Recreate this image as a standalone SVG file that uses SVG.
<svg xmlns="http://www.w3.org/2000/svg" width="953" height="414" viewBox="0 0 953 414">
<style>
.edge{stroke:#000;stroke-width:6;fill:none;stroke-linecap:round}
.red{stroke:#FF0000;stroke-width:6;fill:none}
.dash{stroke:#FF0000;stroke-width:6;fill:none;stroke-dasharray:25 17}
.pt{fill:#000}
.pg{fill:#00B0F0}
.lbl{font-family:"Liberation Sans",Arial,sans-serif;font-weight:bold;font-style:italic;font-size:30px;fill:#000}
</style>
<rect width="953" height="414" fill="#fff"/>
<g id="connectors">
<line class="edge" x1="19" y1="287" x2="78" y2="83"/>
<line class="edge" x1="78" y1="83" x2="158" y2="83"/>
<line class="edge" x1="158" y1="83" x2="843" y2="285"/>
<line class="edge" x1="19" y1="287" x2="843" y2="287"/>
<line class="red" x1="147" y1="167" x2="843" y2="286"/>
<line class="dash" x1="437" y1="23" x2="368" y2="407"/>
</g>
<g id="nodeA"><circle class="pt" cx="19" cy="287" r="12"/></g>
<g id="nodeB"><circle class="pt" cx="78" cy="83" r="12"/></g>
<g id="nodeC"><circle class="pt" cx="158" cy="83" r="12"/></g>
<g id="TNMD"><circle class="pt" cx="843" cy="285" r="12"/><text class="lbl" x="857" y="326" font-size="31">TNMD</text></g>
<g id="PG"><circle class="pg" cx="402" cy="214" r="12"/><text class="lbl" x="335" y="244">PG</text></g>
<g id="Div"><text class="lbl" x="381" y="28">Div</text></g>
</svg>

- What is asked -
Extract the full listing and reproduce each line exactly.

- Answer to this problem -
Recreate this image as a standalone SVG file that uses SVG.
<svg xmlns="http://www.w3.org/2000/svg" width="953" height="414" viewBox="0 0 953 414">
<style>
.edge{stroke:#000;stroke-width:6;fill:none;stroke-linecap:round}
.red{stroke:#FF0000;stroke-width:6;fill:none}
.dash{stroke:#FF0000;stroke-width:6;fill:none;stroke-dasharray:25 17}
.pt{fill:#000}
.pg{fill:#00B0F0}
.lbl{font-family:"Liberation Sans",Arial,sans-serif;font-weight:bold;font-style:italic;font-size:30px;fill:#000}
</style>
<rect width="953" height="414" fill="#fff"/>
<g id="connectors">
<line class="edge" x1="19" y1="287" x2="78" y2="83"/>
<line class="edge" x1="78" y1="83" x2="158" y2="83"/>
<line class="edge" x1="158" y1="83" x2="843" y2="285"/>
<line class="edge" x1="19" y1="287" x2="843" y2="287"/>
<line class="red" x1="147" y1="167" x2="843" y2="286"/>
<line class="dash" x1="437" y1="23" x2="368" y2="407"/>
</g>
<g id="nodeA"><circle class="pt" cx="19" cy="287" r="12"/></g>
<g id="nodeB"><circle class="pt" cx="78" cy="83" r="12"/></g>
<g id="nodeC"><circle class="pt" cx="158" cy="83" r="12"/></g>
<g id="TNMD"><circle class="pt" cx="843" cy="285" r="12"/><text class="lbl" x="857" y="326" font-size="31">TNMD</text></g>
<g id="PG"><circle class="pg" cx="402" cy="214" r="12"/><text class="lbl" x="335" y="244">PG</text></g>
<g id="Div"><text class="lbl" x="381" y="28">Div</text></g>
</svg>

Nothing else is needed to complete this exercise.